Crazy Horse (the translation of his Lakota name, Tasunke Witko), was a prominent leader in the Sioux resistance to white encroachment in the mineral-rich Black Hills. When Crazy Horse and his people refused to go on a reservation, troops attacked their camp on Powder River in March of 1876. Crazy Horse was victorious in that battle as well as in his encounter with Gen. George Crook on the Rosebud River. He joined Sitting Bull and Gall in defeating George Armstrong Custer at the battle of the Little Bighorn.
In 1877, Gen. Nelson Miles attacked his camp, and Crazy Horse and his followers spent the rest of that winter in a state of near starvation. Numbering about 1,000, they surrendered at the Red Cloud agency in May. Imprisoned because he was rumored to be planning a revolt, Crazy Horse was killed while reportedly attempting to escape.
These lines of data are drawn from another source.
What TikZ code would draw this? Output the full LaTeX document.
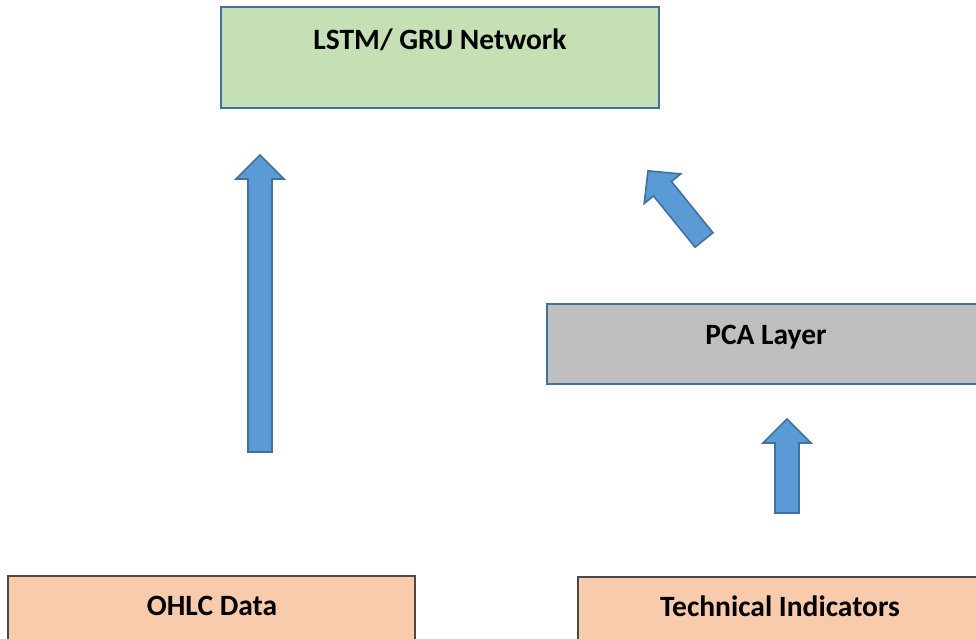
\documentclass[tikz,border=0pt]{standalone}
\usepackage{fontspec}
\setmainfont{Carlito}
\begin{document}
\begin{tikzpicture}[x=1pt,y=-1pt,
  box/.style={draw, line width=1.6pt, inner sep=0pt},
  bluebox/.style={box, draw=boxblue},
  peachbox/.style={box, draw=boxgray, fill=peach},
  lbl/.style={font=\fontsize{29.5}{34}\selectfont\bfseries, inner sep=0pt},
  arrowbody/.style={draw=boxblue, fill=arrowblue, line width=1.6pt, line join=miter},
  pics/blockarrow/.style args={#1/#2/#3/#4}{code={
    % length / shaft width / head width / head length, base at the origin, pointing up
    \draw[arrowbody] (-#2/2,0) -- (-#2/2,-#1+#4) -- (-#3/2,-#1+#4) -- (0,-#1)
      -- (#3/2,-#1+#4) -- (#2/2,-#1+#4) -- (#2/2,0) -- cycle;
  }}]
\definecolor{boxblue}{HTML}{41719C}
\definecolor{arrowblue}{HTML}{5B9BD5}
\definecolor{boxgray}{HTML}{4A4A4A}
\definecolor{green}{HTML}{C5E0B4}
\definecolor{graybox}{HTML}{BFBFBF}
\definecolor{peach}{HTML}{F8CBAD}

\useasboundingbox (0,0) rectangle (976,639);
\clip (0,0) rectangle (976,639);

% boxes
\node[bluebox, fill=green, minimum width=438pt, minimum height=101pt] (lstm) at (440,57.5) {};
\node[lbl] (lstmtext) at (440,40) {LSTM/ GRU Network};

\node[bluebox, fill=graybox, minimum width=438pt, minimum height=80pt] (pca) at (766,344) {};
\node[lbl] (pcatext) at (766,337.5) {PCA Layer};

\node[peachbox, minimum width=407pt, minimum height=80pt] (ohlc) at (211.5,616) {};
\node[lbl] (ohlctext) at (212,606) {OHLC Data};

\node[peachbox, minimum width=404pt, minimum height=80pt] (tech) at (780,617) {};
\node[lbl] (techtext) at (780,606) {Technical Indicators};

% block arrows
\coordinate (ohlcarrow) at (260,452);
\coordinate (techarrow) at (787,513);
\coordinate (pcaarrow) at (704,240);
\pic at (ohlcarrow) {blockarrow={297/24/48/24}};
\pic at (techarrow) {blockarrow={94/24/48/24}};
\pic[rotate=39] at (pcaarrow) {blockarrow={89/23/47/23}};
\end{tikzpicture}
\end{document}
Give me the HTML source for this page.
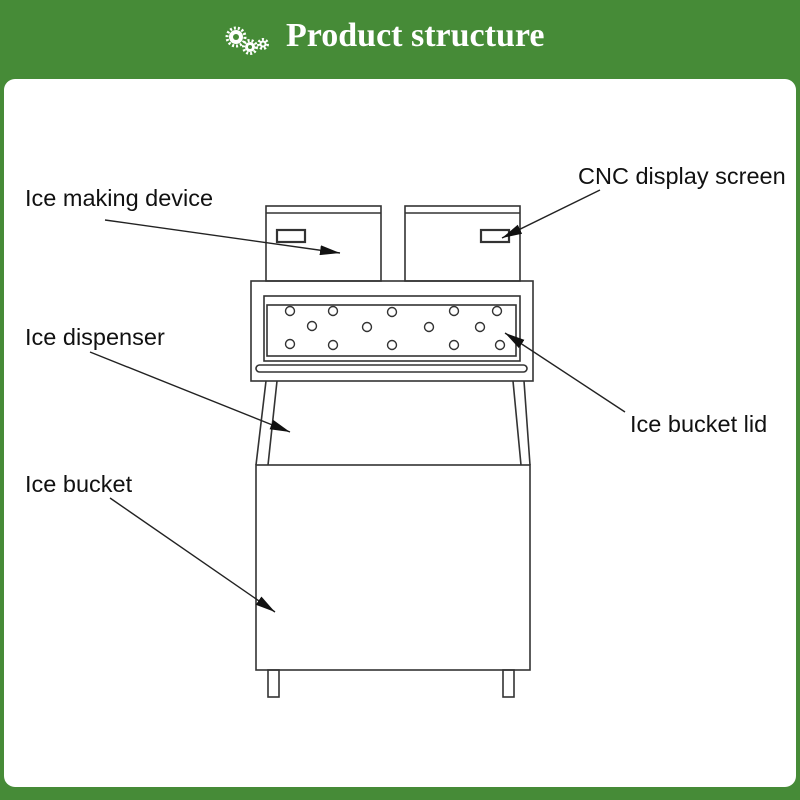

His bravery and skill were generally acknowledged, and he is revered by the Sioux as their greatest leader.
Started in 1948 by sculptor Korczak Ziółkowski (who also worked on Mount Rushmore), the Crazy Horse Memorial would be the largest sculpture in the world when completed.
Operated by the nonprofit Crazy Horse Memorial Foundation, the sculpture grounds are open to the public and reportedly receive more than one million visitors each year.
"I see a time of Seven Generations when all the colors of mankind will gather under the Sacred Tree of Life and the whole earth will become One Circle again."